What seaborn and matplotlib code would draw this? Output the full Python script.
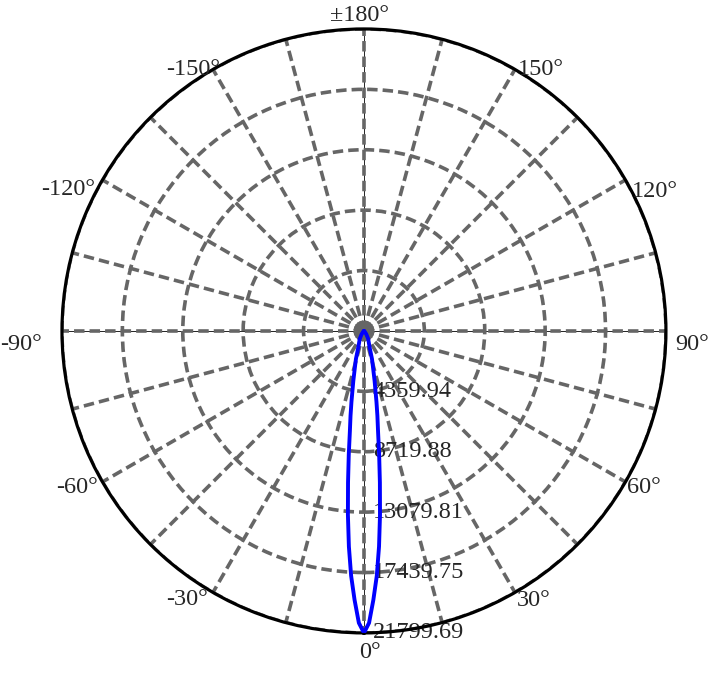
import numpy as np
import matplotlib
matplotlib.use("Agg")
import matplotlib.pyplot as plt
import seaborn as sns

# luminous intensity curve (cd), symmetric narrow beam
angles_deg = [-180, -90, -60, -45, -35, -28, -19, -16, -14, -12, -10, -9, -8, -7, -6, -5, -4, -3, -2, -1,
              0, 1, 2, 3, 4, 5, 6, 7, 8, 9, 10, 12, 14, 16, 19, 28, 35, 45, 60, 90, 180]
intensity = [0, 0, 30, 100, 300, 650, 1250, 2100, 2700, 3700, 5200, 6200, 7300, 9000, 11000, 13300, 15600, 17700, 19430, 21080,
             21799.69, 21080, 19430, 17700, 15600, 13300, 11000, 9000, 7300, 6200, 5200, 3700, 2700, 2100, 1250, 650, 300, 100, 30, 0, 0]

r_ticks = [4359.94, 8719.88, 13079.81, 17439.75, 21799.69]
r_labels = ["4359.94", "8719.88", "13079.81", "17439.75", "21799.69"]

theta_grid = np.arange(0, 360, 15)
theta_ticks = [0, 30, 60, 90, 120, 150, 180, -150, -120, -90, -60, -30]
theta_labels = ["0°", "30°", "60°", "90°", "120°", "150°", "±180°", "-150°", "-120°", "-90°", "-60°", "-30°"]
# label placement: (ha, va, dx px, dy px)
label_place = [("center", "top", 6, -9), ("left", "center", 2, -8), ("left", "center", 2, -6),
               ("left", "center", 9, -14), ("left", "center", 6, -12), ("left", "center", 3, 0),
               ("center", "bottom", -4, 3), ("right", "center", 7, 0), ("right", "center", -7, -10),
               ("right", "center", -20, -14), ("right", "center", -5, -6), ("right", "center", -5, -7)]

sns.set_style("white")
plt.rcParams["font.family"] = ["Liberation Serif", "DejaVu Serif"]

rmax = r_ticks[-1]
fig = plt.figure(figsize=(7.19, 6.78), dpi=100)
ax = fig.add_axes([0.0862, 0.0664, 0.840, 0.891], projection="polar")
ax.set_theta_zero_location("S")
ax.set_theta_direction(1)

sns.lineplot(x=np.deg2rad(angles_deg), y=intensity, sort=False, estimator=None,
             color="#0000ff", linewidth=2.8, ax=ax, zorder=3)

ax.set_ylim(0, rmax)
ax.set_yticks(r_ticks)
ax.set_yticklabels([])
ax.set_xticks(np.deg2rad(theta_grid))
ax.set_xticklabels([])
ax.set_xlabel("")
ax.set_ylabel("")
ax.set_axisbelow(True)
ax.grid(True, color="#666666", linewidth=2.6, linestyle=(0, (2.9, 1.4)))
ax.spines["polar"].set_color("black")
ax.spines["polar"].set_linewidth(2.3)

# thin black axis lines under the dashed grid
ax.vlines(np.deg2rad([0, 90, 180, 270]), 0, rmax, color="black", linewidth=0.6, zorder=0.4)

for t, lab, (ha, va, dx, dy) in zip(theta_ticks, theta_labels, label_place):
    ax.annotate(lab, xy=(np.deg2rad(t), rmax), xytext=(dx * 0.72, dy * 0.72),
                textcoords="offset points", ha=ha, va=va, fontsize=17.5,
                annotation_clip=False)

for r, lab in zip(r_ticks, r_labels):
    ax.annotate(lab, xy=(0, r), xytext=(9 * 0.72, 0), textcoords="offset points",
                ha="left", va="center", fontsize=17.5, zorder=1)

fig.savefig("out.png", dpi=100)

+ + + + + + +

■ What you are asked to do ■
Copy the material shown above in full and exactly. Skip the pictures.

■ Written answer ■
What seaborn and matplotlib code would draw this? Output the full Python script.
import numpy as np
import matplotlib
matplotlib.use("Agg")
import matplotlib.pyplot as plt
import seaborn as sns

# luminous intensity curve (cd), symmetric narrow beam
angles_deg = [-180, -90, -60, -45, -35, -28, -19, -16, -14, -12, -10, -9, -8, -7, -6, -5, -4, -3, -2, -1,
              0, 1, 2, 3, 4, 5, 6, 7, 8, 9, 10, 12, 14, 16, 19, 28, 35, 45, 60, 90, 180]
intensity = [0, 0, 30, 100, 300, 650, 1250, 2100, 2700, 3700, 5200, 6200, 7300, 9000, 11000, 13300, 15600, 17700, 19430, 21080,
             21799.69, 21080, 19430, 17700, 15600, 13300, 11000, 9000, 7300, 6200, 5200, 3700, 2700, 2100, 1250, 650, 300, 100, 30, 0, 0]

r_ticks = [4359.94, 8719.88, 13079.81, 17439.75, 21799.69]
r_labels = ["4359.94", "8719.88", "13079.81", "17439.75", "21799.69"]

theta_grid = np.arange(0, 360, 15)
theta_ticks = [0, 30, 60, 90, 120, 150, 180, -150, -120, -90, -60, -30]
theta_labels = ["0°", "30°", "60°", "90°", "120°", "150°", "±180°", "-150°", "-120°", "-90°", "-60°", "-30°"]
# label placement: (ha, va, dx px, dy px)
label_place = [("center", "top", 6, -9), ("left", "center", 2, -8), ("left", "center", 2, -6),
               ("left", "center", 9, -14), ("left", "center", 6, -12), ("left", "center", 3, 0),
               ("center", "bottom", -4, 3), ("right", "center", 7, 0), ("right", "center", -7, -10),
               ("right", "center", -20, -14), ("right", "center", -5, -6), ("right", "center", -5, -7)]

sns.set_style("white")
plt.rcParams["font.family"] = ["Liberation Serif", "DejaVu Serif"]

rmax = r_ticks[-1]
fig = plt.figure(figsize=(7.19, 6.78), dpi=100)
ax = fig.add_axes([0.0862, 0.0664, 0.840, 0.891], projection="polar")
ax.set_theta_zero_location("S")
ax.set_theta_direction(1)

sns.lineplot(x=np.deg2rad(angles_deg), y=intensity, sort=False, estimator=None,
             color="#0000ff", linewidth=2.8, ax=ax, zorder=3)

ax.set_ylim(0, rmax)
ax.set_yticks(r_ticks)
ax.set_yticklabels([])
ax.set_xticks(np.deg2rad(theta_grid))
ax.set_xticklabels([])
ax.set_xlabel("")
ax.set_ylabel("")
ax.set_axisbelow(True)
ax.grid(True, color="#666666", linewidth=2.6, linestyle=(0, (2.9, 1.4)))
ax.spines["polar"].set_color("black")
ax.spines["polar"].set_linewidth(2.3)

# thin black axis lines under the dashed grid
ax.vlines(np.deg2rad([0, 90, 180, 270]), 0, rmax, color="black", linewidth=0.6, zorder=0.4)

for t, lab, (ha, va, dx, dy) in zip(theta_ticks, theta_labels, label_place):
    ax.annotate(lab, xy=(np.deg2rad(t), rmax), xytext=(dx * 0.72, dy * 0.72),
                textcoords="offset points", ha=ha, va=va, fontsize=17.5,
                annotation_clip=False)

for r, lab in zip(r_ticks, r_labels):
    ax.annotate(lab, xy=(0, r), xytext=(9 * 0.72, 0), textcoords="offset points",
                ha="left", va="center", fontsize=17.5, zorder=1)

fig.savefig("out.png", dpi=100)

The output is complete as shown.